One of the last topics discussed by Ault was the problem brought about by frustration, which could lead to shaken baby syndrome. To dramatically illustrate the problem and the effect on the baby's brain when the child is mishandled, Ault placed a raw egg in a five-inch glass jar.

"The skull is about the size of this baby food jar," he told the group, "and the brain about the size of this egg."

He says it only takes one shake, done usually in the early morning hours when mom is away or too tired to respond to a child's crying. "Dad gets up from his sleep and tries to calm the baby by walking and walking, but nothing happens. At that point, tired and sleep-deprived, he gives the child one quick shake."

He then passes the glass jar around the group so everyone could examine the cracked egg with the white and yolk oozing out of the shell.

Rookies also were told never to handle their child if they were upset, frustrated or fatigued.
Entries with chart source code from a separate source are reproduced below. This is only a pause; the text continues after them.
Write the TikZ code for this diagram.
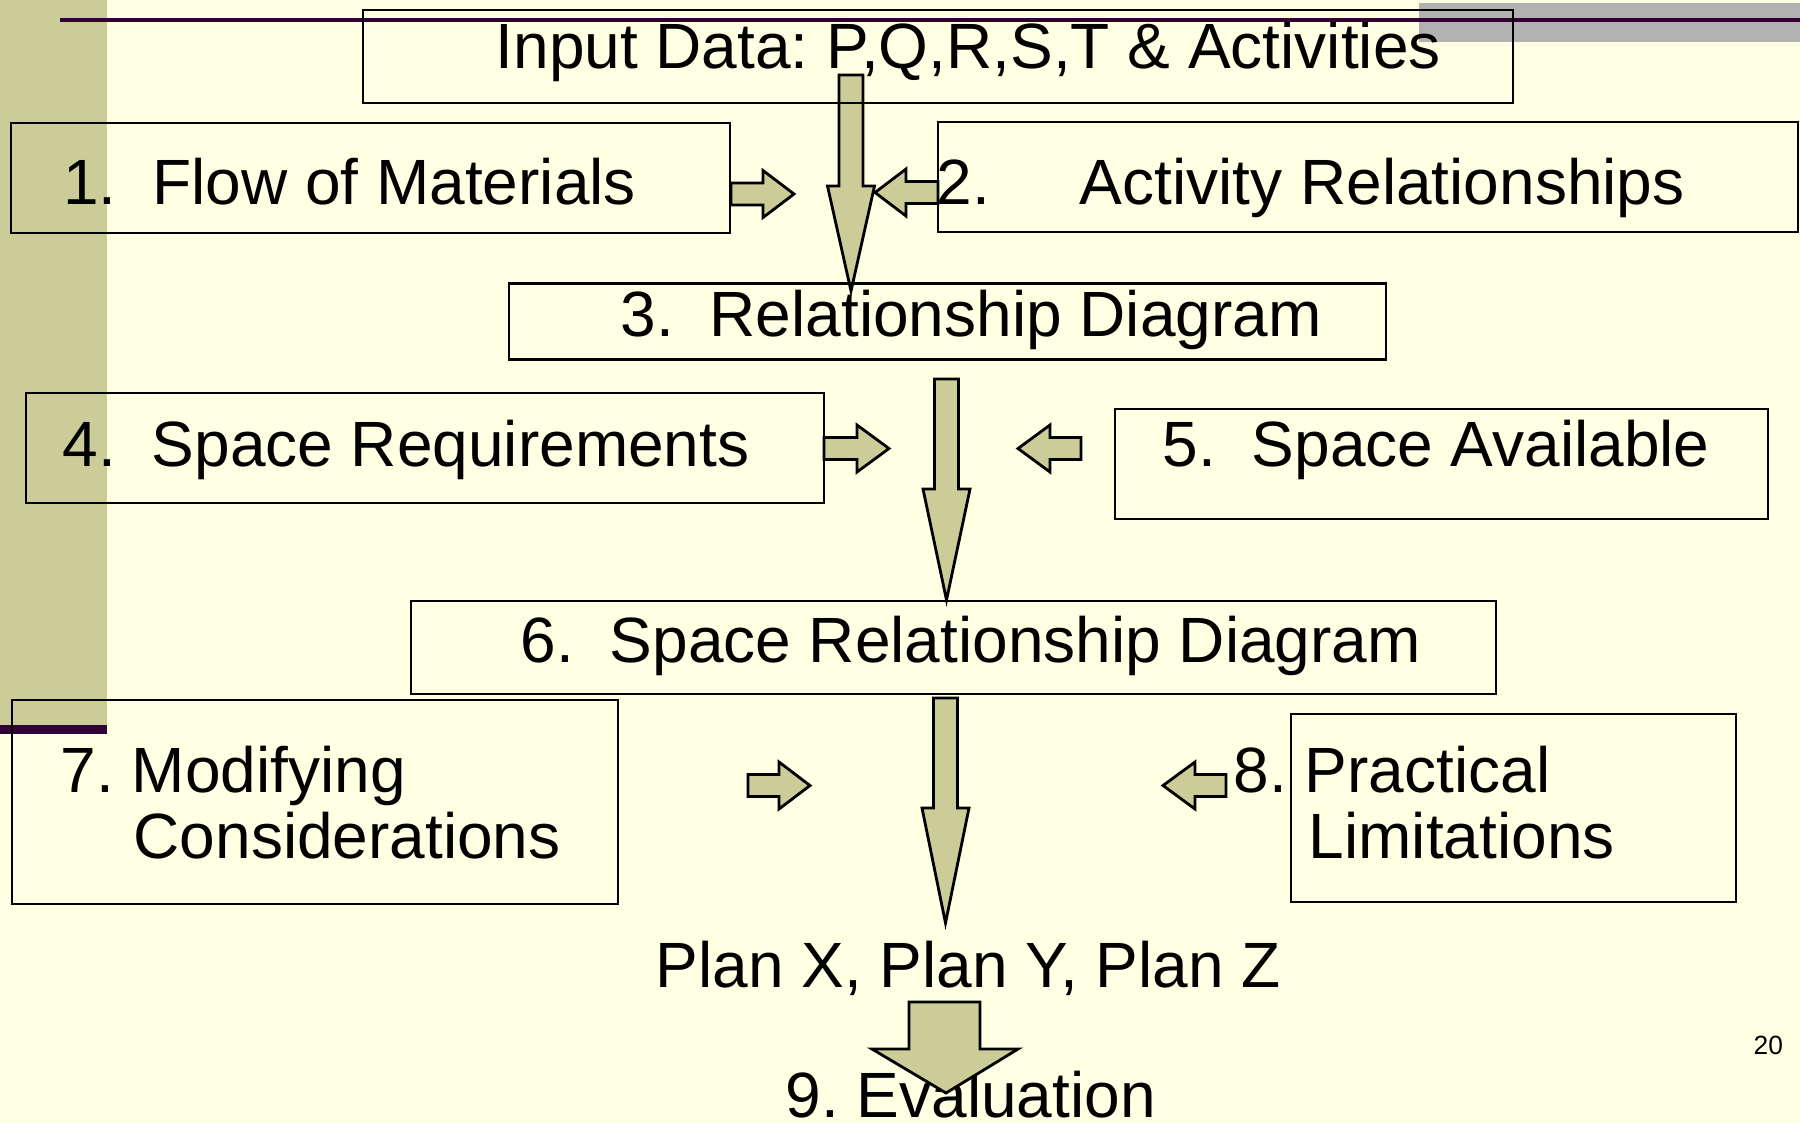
\documentclass[tikz,border=0pt]{standalone}
\usepackage{fontspec}
\setmainfont{Liberation Sans}
\definecolor{paper}{HTML}{FFFFE3}
\definecolor{sage}{HTML}{CCCC99}
\definecolor{plum}{HTML}{330033}
\definecolor{bar}{HTML}{B2B2B2}
\newcommand{\stepno}[1]{\makebox[0.89cm][l]{#1}}
\frenchspacing

\begin{document}
\begin{tikzpicture}[x=0.01cm,y=-0.01cm,font=\fontsize{18.2}{21}\selectfont,
  box/.style={draw,line width=0.6pt,inner sep=0pt},
  txt/.style={anchor=base west,inner sep=0pt},
  blk/.style={draw,fill=sage,line width=0.8pt,line join=miter}]
\useasboundingbox (0,0) rectangle (1800,1123);
% slide background
\fill[paper] (0,0) rectangle (1800,1123);
\fill[sage] (0,0) rectangle (107,725);
\fill[plum] (0,725) rectangle (107,734);
\fill[bar] (1419,3) rectangle (1800,42);
\fill[plum] (60,18) rectangle (1800,21.5);
% texts
\node[txt] (inputtxt) at (495,68) {Input Data: P,Q,R,S,T \& Activities};
\node[txt] (flowtxt) at (62.5,204) {\stepno{1.}Flow of Materials};
\node[txt] (acttxt) at (936,204) {\makebox[1.43cm][l]{2.}Activity Relationships};
\node[txt] (reltxt) at (620,336) {\stepno{3.}Relationship Diagram};
\node[txt] (reqtxt) at (62,466) {\stepno{4.}Space Requirements};
\node[txt] (availtxt) at (1162,466) {\stepno{5.}Space Available};
\node[txt] (srdtxt) at (520,662) {\stepno{6.}Space Relationship Diagram};
\node[txt] (modtxt) at (60,792) {7. Modifying};
\node[txt] (modtxtb) at (133,858) {Considerations};
\node[txt] (practxt) at (1233,792) {8. Practical};
\node[txt] (practxtb) at (1308,858) {Limitations};
\node[txt] (plans) at (655,987) {Plan X, Plan Y, Plan Z};
\node[txt] (evaltxt) at (785,1117) {9. Evaluation};
\node[txt,font=\fontsize{7.5}{9}\selectfont] (page) at (1753,1054) {20};
% block arrows
\foreach \cx/\top/\sh/\tip in {851/75/186/291,946.5/379/489/600,945.5/698/808/923}
  \draw[blk] (\cx-12,\top) -- (\cx+12,\top) -- (\cx+12,\sh) -- (\cx+23.5,\sh) -- (\cx,\tip)
    -- (\cx-23.5,\sh) -- (\cx-12,\sh) -- cycle;
\foreach \x/\y/\hx/\tx in {731/194/763/794,938/192.5/906/875,824/448.5/857/889,
    1081/448.5/1050/1018,748/785.5/779/810,1226/785.5/1195/1163}
  \draw[blk] (\x,\y-11) -- (\hx,\y-11) -- (\hx,\y-23.5) -- (\tx,\y) -- (\hx,\y+23.5)
    -- (\hx,\y+11) -- (\x,\y+11) -- cycle;
\draw[blk] (909,1002) -- (980,1002) -- (980,1049) -- (1018,1049) -- (946,1093)
  -- (872,1049) -- (909,1049) -- cycle;
% boxes
\node[box,minimum width=11.5cm,minimum height=0.93cm] (input) at (938,56.5) {};
\node[box,minimum width=7.19cm,minimum height=1.10cm] (flow) at (370.5,178) {};
\node[box,minimum width=8.60cm,minimum height=1.10cm] (actrel) at (1368,177) {};
\node[box,minimum width=8.77cm,minimum height=0.76cm] (reldiag) at (947.5,321.5) {};
\node[box,minimum width=7.98cm,minimum height=1.10cm] (spacereq) at (425,448) {};
\node[box,minimum width=6.53cm,minimum height=1.10cm] (spaceav) at (1441.5,464) {};
\node[box,minimum width=10.85cm,minimum height=0.93cm] (srd) at (953.5,647.5) {};
\node[box,minimum width=6.06cm,minimum height=2.04cm] (modif) at (315,802) {};
\node[box,minimum width=4.45cm,minimum height=1.88cm] (pract) at (1513.5,808) {};
\end{tikzpicture}
\end{document}
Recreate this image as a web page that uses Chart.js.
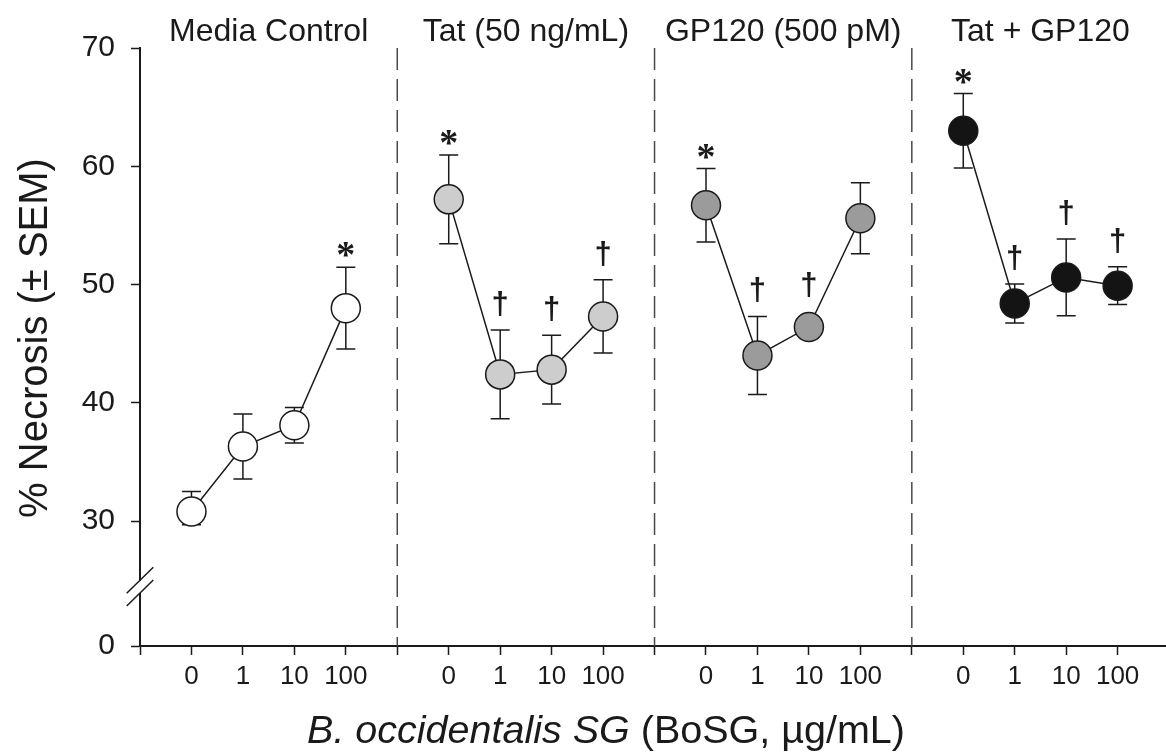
<!DOCTYPE html>
<html>
<head>
<meta charset="utf-8">
<script src="https://cdn.jsdelivr.net/npm/chart.js@4.4.1/dist/chart.umd.min.js"></script>
<style>
    html, body { margin: 0; padding: 0; background: #fff; }
    #wrap { width: 1166px; height: 752px; position: relative; }
</style>
</head>
<body>
<div id="wrap"><canvas id="necrosisChart"></canvas></div>
<script>
// groups / doses
const groupNames = ['Media Control', 'Tat (50 ng/mL)', 'GP120 (500 pM)', 'Tat + GP120'];
const doseLabels = ['0', '1', '10', '100'];

// % necrosis means per group (dose 0, 1, 10, 100)
const mediaControl = [30.8, 36.3, 38.1, 48.0];
const tat          = [57.2, 42.4, 42.8, 47.3];
const gp120        = [56.7, 44.0, 46.4, 55.6];
const tatGp120     = [63.0, 48.4, 50.6, 49.9];

// SEM
const semMedia  = [1.7, 2.75, 1.5, 3.45];
const semTat    = [3.75, 3.75, 2.9, 3.1];
const semGp120  = [3.1, 3.3, 0.9, 3.0];
const semTatGp  = [3.15, 1.65, 3.25, 1.6];

// significance marks
const marksMedia = ['', '', '', '*'];
const marksTat   = ['*', '†', '†', '†'];
const marksGp120 = ['*', '†', '†', ''];
const marksTatGp = ['*', '†', '†', '†'];

const yTickValues = [0, 30, 40, 50, 60, 70];

const groupFills = ['#ffffff', '#cdcdcd', '#9b9b9b', '#141414'];
const INK = '#1a1a1a';
const FONT = '"Liberation Sans", Arial, sans-serif';
const SERIF = '"Liberation Serif", "Times New Roman", serif';

// broken axis: 0..30 squeezed into a short stretch under 30
const BREAK_ZERO = 19.43;
function toAxis(v){
    return v >= 30 ? v : BREAK_ZERO + v * (30 - BREAK_ZERO) / 30;
}

const SLOTS = 5; // 4 doses + one divider slot per group
const means = [mediaControl, tat, gp120, tatGp120];
const sems = [semMedia, semTat, semGp120, semTatGp];
const marks = [marksMedia, marksTat, marksGp120, marksTatGp];

const datasets = means.map((vals, g) => ({
    label: groupNames[g],
    data: vals.map((v, i) => ({x: g * SLOTS + i + 1, y: toAxis(v)})),
    sem: sems[g],
    means: vals,
    marks: marks[g],
    borderColor: INK,
    borderWidth: 1.5,
    backgroundColor: groupFills[g],
    pointBackgroundColor: groupFills[g],
    pointBorderColor: INK,
    pointBorderWidth: 1.5,
    pointRadius: 14.5,
    tension: 0,
    clip: false
}));

const errorBars = {
    id: 'errorBars',
    beforeDatasetsDraw(chart){
        const ctx = chart.ctx, y = chart.scales.y, area = chart.chartArea;
        ctx.save();
        // group dividers
        ctx.strokeStyle = '#4a4a4a';
        ctx.lineWidth = 1.5;
        ctx.setLineDash([22, 9]);
        for (let g = 1; g < groupNames.length; g++) {
            const px = chart.scales.x.getPixelForValue(g * SLOTS);
            ctx.beginPath();
            ctx.moveTo(px, area.top);
            ctx.lineTo(px, area.bottom);
            ctx.stroke();
        }
        ctx.setLineDash([]);
        ctx.strokeStyle = INK;
        chart.data.datasets.forEach((ds, di) => {
            chart.getDatasetMeta(di).data.forEach((pt, i) => {
                const top = y.getPixelForValue(toAxis(ds.means[i] + ds.sem[i]));
                const bot = y.getPixelForValue(toAxis(ds.means[i] - ds.sem[i]));
                ctx.beginPath();
                ctx.moveTo(pt.x, top); ctx.lineTo(pt.x, bot);
                ctx.moveTo(pt.x - 9.5, top); ctx.lineTo(pt.x + 9.5, top);
                ctx.moveTo(pt.x - 9.5, bot); ctx.lineTo(pt.x + 9.5, bot);
                ctx.stroke();
            });
        });
        ctx.restore();
    },
    afterDatasetsDraw(chart){
        const ctx = chart.ctx, y = chart.scales.y;
        ctx.save();
        ctx.fillStyle = INK;
        ctx.textAlign = 'center';
        ctx.textBaseline = 'alphabetic';
        chart.data.datasets.forEach((ds, di) => {
            chart.getDatasetMeta(di).data.forEach((pt, i) => {
                const m = ds.marks[i];
                if (!m) return;
                const top = y.getPixelForValue(toAxis(ds.means[i] + ds.sem[i]));
                const circleTop = pt.y - 16;
                const edge = Math.min(top, circleTop);
                ctx.font = m === '*' ? 'bold 38px ' + SERIF : 'bold 31px ' + FONT;
                const desc = ctx.measureText(m).actualBoundingBoxDescent;
                const gap = m === '*' ? 10 : 13;
                ctx.fillText(m, pt.x, edge - gap - desc);
            });
        });
        ctx.restore();
    }
};

const labelsAndBreak = {
    id: 'labelsAndBreak',
    afterDraw(chart){
        const ctx = chart.ctx, x = chart.scales.x, area = chart.chartArea;
        ctx.save();
        // axis break
        const ax = area.left;
        ctx.fillStyle = '#fff';
        ctx.fillRect(ax - 3, 581, 6, 12);
        ctx.strokeStyle = INK;
        ctx.lineWidth = 1.5;
        ctx.beginPath();
        ctx.moveTo(ax - 13.3, 593.3); ctx.lineTo(ax + 13.3, 567.3);
        ctx.moveTo(ax - 13.3, 606); ctx.lineTo(ax + 13.3, 580);
        ctx.stroke();

        ctx.fillStyle = INK;
        // group headings
        ctx.font = '32px ' + FONT;
        ctx.textAlign = 'center';
        ctx.textBaseline = 'alphabetic';
        groupNames.forEach((name, g) => {
            ctx.fillText(name, x.getPixelForValue(g * SLOTS + 2.5), 41);
        });

        // x title, italic species name
        const partA = 'B. occidentalis SG';
        const partB = ' (BoSG, µg/mL)';
        ctx.font = 'italic 39.5px ' + FONT;
        const wA = ctx.measureText(partA).width;
        ctx.font = '39.5px ' + FONT;
        const wB = ctx.measureText(partB).width;
        let sx = 606 - (wA + wB) / 2;
        ctx.textAlign = 'left';
        ctx.font = 'italic 39.5px ' + FONT;
        ctx.fillText(partA, sx, 743);
        ctx.font = '39.5px ' + FONT;
        ctx.fillText(partB, sx + wA, 743);

        // y title
        ctx.translate(47, 338);
        ctx.rotate(-Math.PI / 2);
        ctx.textAlign = 'center';
        ctx.font = '40px ' + FONT;
        ctx.fillText('% Necrosis (± SEM)', 0, 0);
        ctx.restore();
    }
};

new Chart(document.getElementById('necrosisChart'), {
    type: 'line',
    data: { datasets: datasets },
    options: {
        responsive: true,
        maintainAspectRatio: false,
        animation: false,
        layout: { autoPadding: false, padding: { top: 48, left: 0, right: 0, bottom: 0 } },
        plugins: { legend: { display: false }, tooltip: { enabled: false } },
        scales: {
            x: {
                type: 'linear',
                min: 0,
                max: 19.94,
                afterBuildTicks: (scale) => {
                    const t = [];
                    for (let v = 0; v < groupNames.length * SLOTS; v++) t.push({value: v});
                    scale.ticks = t;
                },
                afterFit: (scale) => {
                    scale.height = 106;
                    scale.paddingLeft = 0;
                    scale.paddingRight = 0;
                },
                grid: { drawOnChartArea: false, drawTicks: true, tickLength: 9, tickColor: INK, tickWidth: 1.5 },
                border: { display: true, color: INK, width: 2 },
                ticks: {
                    autoSkip: false,
                    maxRotation: 0,
                    padding: 6,
                    color: INK,
                    font: { family: FONT, size: 26 },
                    callback: (v) => (v % SLOTS === 0 ? '' : doseLabels[(v % SLOTS) - 1])
                }
            },
            y: {
                type: 'linear',
                min: BREAK_ZERO,
                max: 70,
                afterBuildTicks: (scale) => {
                    scale.ticks = yTickValues.map(v => ({value: toAxis(v)}));
                },
                afterFit: (scale) => {
                    scale.width = 140;
                    scale.paddingTop = 0;
                    scale.paddingBottom = 0;
                },
                grid: { drawOnChartArea: false, drawTicks: true, tickLength: 9, tickColor: INK, tickWidth: 1.5 },
                border: { display: true, color: INK, width: 2 },
                ticks: {
                    padding: 16,
                    color: INK,
                    font: { family: FONT, size: 30 },
                    callback: (v, i) => String(yTickValues[i])
                }
            }
        }
    },
    plugins: [errorBars, labelsAndBreak]
});
</script>
</body>
</html>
"Count to 10 for everything that has upset you," Ault said. "Take a deep breath. If you become frustrated, then put the baby down."

Finally, Ault told the rookies "to make a list of six things that make you a couple -- things you two like to do. Stick it in a drawer when the baby comes home. When the baby is 6 months old, take it out and then act on it. You will look like a hero who remembered the little things. But never tell your wife about the list."